The results from repeated cross-validation across models and profile preprocessing steps are presented in Figure 9.11. This figure highlights several important results. First, overall average model performance of the assessment sets dramatically improves for SVM and neural network models with profile preprocessing. In the case of neural networks, the cross-validated RMSE for the raw data was 5.34. After profile preprocessing, cross-validated RMSE dropped to 3.41. Profile preprocessing provides some overall improvement in predictive ability for PLS and Cubist models. But what is more noticeable for these models is the reduction in variation of RMSE. The standard deviation of the performance in the assessment sets for PLS with no profile preprocessing was 3.08 and was reduced to 2.6 after profile preprocessing.
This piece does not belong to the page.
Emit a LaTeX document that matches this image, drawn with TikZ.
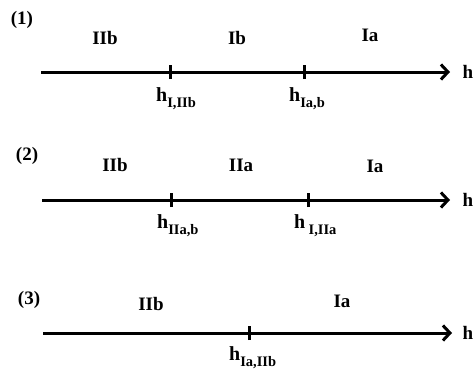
\documentclass[tikz,border=0pt]{standalone}
\usepackage{fontspec}
\setmainfont{Liberation Serif}
\usetikzlibrary{arrows.meta}
\tikzset{
  axis/.style={line width=3pt, -{Straight Barb[length=7pt,width=15pt,line width=3pt]}},
  tick/.style={line width=3pt},
  lbl/.style={font=\fontsize{19}{19}\selectfont\bfseries, inner sep=0pt},
  hlbl/.style={font=\fontsize{20}{20}\selectfont\bfseries, inner sep=0pt, anchor=base west}
}
\newcommand{\hsub}[1]{h\raisebox{-0.7ex}{\fontsize{14.5}{14.5}\selectfont #1}}
\begin{document}
\begin{tikzpicture}[x=1pt,y=-1pt]
\useasboundingbox (0,0) rectangle (476,372);
% ---- (1) ----
\node[lbl] (n1) at (22,20) {(1)};
\coordinate (a1s) at (41,72);
\coordinate (a1e) at (450,72);
\draw[axis] (a1s) -- (a1e);
\node[lbl] (h1) at (468,72) {h};
\coordinate (t11) at (170,72);
\coordinate (t12) at (304,72);
\draw[tick] ([yshift=-7pt]t11) -- ([yshift=7pt]t11);
\draw[tick] ([yshift=-7pt]t12) -- ([yshift=7pt]t12);
\node[lbl] (r11) at (105,38) {IIb};
\node[lbl] (r12) at (237,38) {Ib};
\node[lbl] (r13) at (370,35) {Ia};
\node[hlbl] (l11) at (156,101) {\hsub{I,IIb}};
\node[hlbl] (l12) at (289,101) {\hsub{Ia,b}};
% ---- (2) ----
\node[lbl] (n2) at (27,156) {(2)};
\coordinate (a2s) at (42,200);
\coordinate (a2e) at (450,200);
\draw[axis] (a2s) -- (a2e);
\node[lbl] (h2) at (468,200) {h};
\coordinate (t21) at (171,200);
\coordinate (t22) at (308,200);
\draw[tick] ([yshift=-7pt]t21) -- ([yshift=7pt]t21);
\draw[tick] ([yshift=-7pt]t22) -- ([yshift=7pt]t22);
\node[lbl] (r21) at (115,165) {IIb};
\node[lbl] (r22) at (241,165) {IIa};
\node[lbl] (r23) at (375,166) {Ia};
\node[hlbl] (l21) at (157,228) {\hsub{IIa,b}};
\node[hlbl] (l22) at (294,228) {h\,\raisebox{-0.7ex}{\fontsize{14.5}{14.5}\selectfont I,IIa}};
% ---- (3) ----
\node[lbl] (n3) at (29,300) {(3)};
\coordinate (a3s) at (43,333);
\coordinate (a3e) at (452,333);
\draw[axis] (a3s) -- (a3e);
\node[lbl] (h3) at (468,333) {h};
\coordinate (t31) at (249,333);
\draw[tick] ([yshift=-7pt]t31) -- ([yshift=7pt]t31);
\node[lbl] (r31) at (151,304) {IIb};
\node[lbl] (r32) at (342,301) {Ia};
\node[hlbl] (l31) at (229,360) {\hsub{Ia,IIb}};
\end{tikzpicture}
\end{document}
Based on these results, PLS using derivative features appears to be the best combination. Support vector machines with derivatives also appears promising, although the Cubist models showed good results prior to computing the derivatives. To go forward to the large-scale test set, the derivative-based PLS model and Cubist models with smoothing will be evaluated. Figure 9.12 shows the PLS results in more detail where the resampled RMSE estimates are shown against the number of retained components for each of the preprocessing methods. Performance is equivalent across many of the preprocessing methods but the use of derivatives clearly had a positive effect on the results. Not only were the RMSE values smaller but only a small number of components were required to optimize performance. Again, this is most likely driven by the reduction in correlation between the wavelength features after differencing was used.
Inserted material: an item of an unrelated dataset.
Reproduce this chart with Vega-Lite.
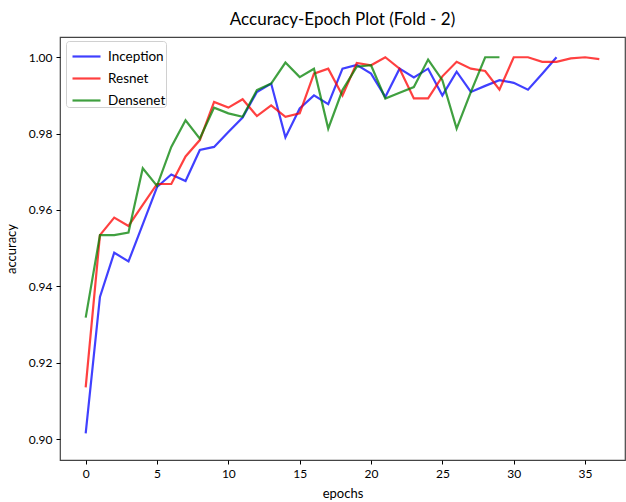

Taking the two candidate models to the large-scale bioreactor test set, Figure 9.13 shows a plot of the observed and predicted values, colored by day, for each preprocessing method. Clearly, up until standardization, the models appreciably under-predicted the glucose values (especially on the initial days). Even when the model fits are best, the initial few days of the reaction appear to have the most noise in prediction. Numerically, the Cubist model had slightly smaller RMSE values (2.07 for Cubist and 2.14 for PLS). However, given the simplicity of the PLS model, this approach may be preferred.

The modeling illustration was based on the knowledge that the experimental unit was the bioreactor rather than the individual day within the bioreactor. As discussed earlier, it is important to have a firm understanding of the unit for utilizing an appropriate cross-validation scheme. For these data, we have seen that the daily measurements within a bioreactor are more highly correlated than measurements between bioreactors. Cross-validation based on daily measurements would then likely lead to better hold-out performance. But this performance would be *misleading* since, in this setting, new data would be based on entirely new bioreactors. Additionally, repeated cross-validation was performed on the small-scale data, where the days were inappropriately considered as the experimental unit. The hold-out performance comparison is provided in Figure 9.14. Across all models and all profile preprocessing steps, the hold-out RMSE values are artificially lower when day is used as the experimental unit as compared to when bioreactor is used as the unit. Ignoring or being unaware that bioreactor was the experimental unit would likely lead one to be overly optimistic about the predictive performance of a model.